**SUPPLIED INFORMATION**

-- start --

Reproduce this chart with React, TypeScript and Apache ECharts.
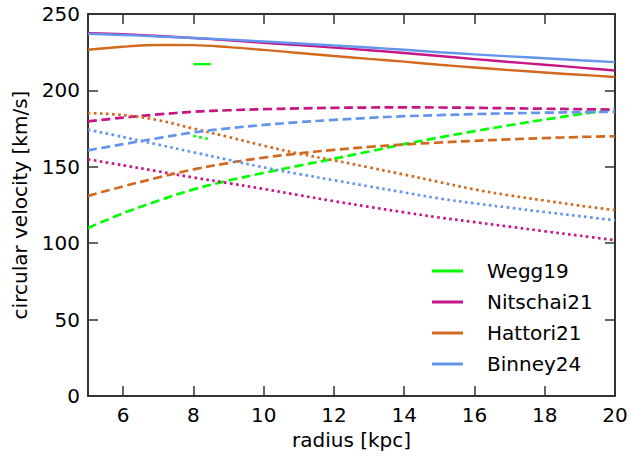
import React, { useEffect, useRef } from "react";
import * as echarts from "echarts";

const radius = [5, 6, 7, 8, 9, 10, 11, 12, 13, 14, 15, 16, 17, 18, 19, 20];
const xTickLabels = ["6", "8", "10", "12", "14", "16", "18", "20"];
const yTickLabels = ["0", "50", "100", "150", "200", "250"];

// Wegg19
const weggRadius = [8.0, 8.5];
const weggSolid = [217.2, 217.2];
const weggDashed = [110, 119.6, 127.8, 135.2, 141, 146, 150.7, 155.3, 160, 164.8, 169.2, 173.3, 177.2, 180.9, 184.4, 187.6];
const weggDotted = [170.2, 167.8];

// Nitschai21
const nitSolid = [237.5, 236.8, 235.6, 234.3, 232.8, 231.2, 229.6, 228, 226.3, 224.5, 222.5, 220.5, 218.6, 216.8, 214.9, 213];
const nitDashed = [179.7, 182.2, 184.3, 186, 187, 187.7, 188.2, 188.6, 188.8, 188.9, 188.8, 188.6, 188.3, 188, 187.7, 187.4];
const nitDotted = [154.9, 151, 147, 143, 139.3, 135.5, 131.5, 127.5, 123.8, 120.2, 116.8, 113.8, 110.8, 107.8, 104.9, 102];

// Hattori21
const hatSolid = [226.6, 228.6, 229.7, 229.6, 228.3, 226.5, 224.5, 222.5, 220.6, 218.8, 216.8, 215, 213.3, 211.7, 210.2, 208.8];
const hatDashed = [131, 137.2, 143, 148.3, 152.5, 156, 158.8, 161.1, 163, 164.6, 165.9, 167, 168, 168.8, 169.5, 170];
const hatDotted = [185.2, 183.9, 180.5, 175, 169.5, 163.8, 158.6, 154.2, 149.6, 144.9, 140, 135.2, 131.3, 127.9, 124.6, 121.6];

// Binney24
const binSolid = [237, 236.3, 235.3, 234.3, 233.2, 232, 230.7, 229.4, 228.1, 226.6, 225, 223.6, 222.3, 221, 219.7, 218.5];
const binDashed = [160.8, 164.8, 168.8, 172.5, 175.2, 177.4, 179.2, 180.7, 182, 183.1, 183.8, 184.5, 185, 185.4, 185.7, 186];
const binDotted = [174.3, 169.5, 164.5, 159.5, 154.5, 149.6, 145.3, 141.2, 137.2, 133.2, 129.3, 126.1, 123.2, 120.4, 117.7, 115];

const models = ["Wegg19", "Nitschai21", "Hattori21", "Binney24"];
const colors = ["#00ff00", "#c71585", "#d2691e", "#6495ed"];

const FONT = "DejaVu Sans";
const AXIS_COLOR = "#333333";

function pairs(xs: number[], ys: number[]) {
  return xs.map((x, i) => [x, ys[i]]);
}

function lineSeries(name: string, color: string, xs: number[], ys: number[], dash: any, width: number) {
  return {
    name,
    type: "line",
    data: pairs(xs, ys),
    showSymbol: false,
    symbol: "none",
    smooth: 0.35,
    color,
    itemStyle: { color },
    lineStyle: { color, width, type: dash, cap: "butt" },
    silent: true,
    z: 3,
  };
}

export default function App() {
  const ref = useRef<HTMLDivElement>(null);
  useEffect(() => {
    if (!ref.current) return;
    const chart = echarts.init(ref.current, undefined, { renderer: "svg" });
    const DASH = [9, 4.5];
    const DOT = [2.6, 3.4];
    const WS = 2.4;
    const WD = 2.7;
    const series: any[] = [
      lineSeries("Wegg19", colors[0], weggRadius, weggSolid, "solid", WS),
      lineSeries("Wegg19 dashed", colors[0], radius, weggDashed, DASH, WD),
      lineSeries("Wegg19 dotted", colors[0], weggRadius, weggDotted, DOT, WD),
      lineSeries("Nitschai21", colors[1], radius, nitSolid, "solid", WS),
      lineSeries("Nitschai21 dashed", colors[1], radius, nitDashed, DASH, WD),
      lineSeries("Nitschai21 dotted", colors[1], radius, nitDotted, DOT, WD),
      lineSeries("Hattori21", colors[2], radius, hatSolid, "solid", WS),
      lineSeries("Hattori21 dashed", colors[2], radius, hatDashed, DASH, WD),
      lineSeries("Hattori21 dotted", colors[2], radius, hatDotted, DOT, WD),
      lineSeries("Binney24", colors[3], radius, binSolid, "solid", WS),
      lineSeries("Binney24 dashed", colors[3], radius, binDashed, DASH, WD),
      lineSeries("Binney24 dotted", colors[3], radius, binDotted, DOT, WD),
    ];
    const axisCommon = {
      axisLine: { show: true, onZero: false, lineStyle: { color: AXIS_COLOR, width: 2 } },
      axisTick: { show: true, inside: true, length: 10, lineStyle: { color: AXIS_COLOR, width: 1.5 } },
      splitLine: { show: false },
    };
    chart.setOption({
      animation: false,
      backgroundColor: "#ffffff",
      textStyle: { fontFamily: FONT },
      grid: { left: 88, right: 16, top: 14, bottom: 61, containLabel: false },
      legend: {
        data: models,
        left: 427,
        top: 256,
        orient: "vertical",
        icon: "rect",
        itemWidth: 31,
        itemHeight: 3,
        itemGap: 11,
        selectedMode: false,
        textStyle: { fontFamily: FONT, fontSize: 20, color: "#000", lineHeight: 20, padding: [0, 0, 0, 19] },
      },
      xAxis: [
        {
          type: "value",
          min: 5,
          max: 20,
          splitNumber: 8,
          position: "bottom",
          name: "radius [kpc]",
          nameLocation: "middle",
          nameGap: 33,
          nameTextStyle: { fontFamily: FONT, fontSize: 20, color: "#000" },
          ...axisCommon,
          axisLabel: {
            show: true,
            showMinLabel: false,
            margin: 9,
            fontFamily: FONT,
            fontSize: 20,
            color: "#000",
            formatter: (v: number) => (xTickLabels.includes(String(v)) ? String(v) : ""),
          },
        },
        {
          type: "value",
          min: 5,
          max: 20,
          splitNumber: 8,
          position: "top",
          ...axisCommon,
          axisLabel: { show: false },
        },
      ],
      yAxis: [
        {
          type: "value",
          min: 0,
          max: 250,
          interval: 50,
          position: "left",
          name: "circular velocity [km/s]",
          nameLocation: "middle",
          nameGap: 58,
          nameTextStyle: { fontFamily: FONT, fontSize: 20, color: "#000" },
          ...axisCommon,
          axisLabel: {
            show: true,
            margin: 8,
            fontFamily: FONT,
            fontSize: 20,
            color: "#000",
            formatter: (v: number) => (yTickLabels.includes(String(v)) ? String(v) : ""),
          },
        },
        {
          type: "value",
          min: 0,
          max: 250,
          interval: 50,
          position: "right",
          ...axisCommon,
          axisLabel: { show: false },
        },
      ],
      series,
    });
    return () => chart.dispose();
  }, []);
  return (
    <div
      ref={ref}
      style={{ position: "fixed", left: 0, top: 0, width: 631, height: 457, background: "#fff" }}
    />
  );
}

-- end --

**PROBLEM**
Leave out the pictures. Transcribe only the lines above, from the first through the one that contains "const weggDotted = [170.2, 167.8];".

**TASK ANSWER**
Reproduce this chart with React, TypeScript and Apache ECharts.
import React, { useEffect, useRef } from "react";
import * as echarts from "echarts";

const radius = [5, 6, 7, 8, 9, 10, 11, 12, 13, 14, 15, 16, 17, 18, 19, 20];
const xTickLabels = ["6", "8", "10", "12", "14", "16", "18", "20"];
const yTickLabels = ["0", "50", "100", "150", "200", "250"];

// Wegg19
const weggRadius = [8.0, 8.5];
const weggSolid = [217.2, 217.2];
const weggDashed = [110, 119.6, 127.8, 135.2, 141, 146, 150.7, 155.3, 160, 164.8, 169.2, 173.3, 177.2, 180.9, 184.4, 187.6];
const weggDotted = [170.2, 167.8];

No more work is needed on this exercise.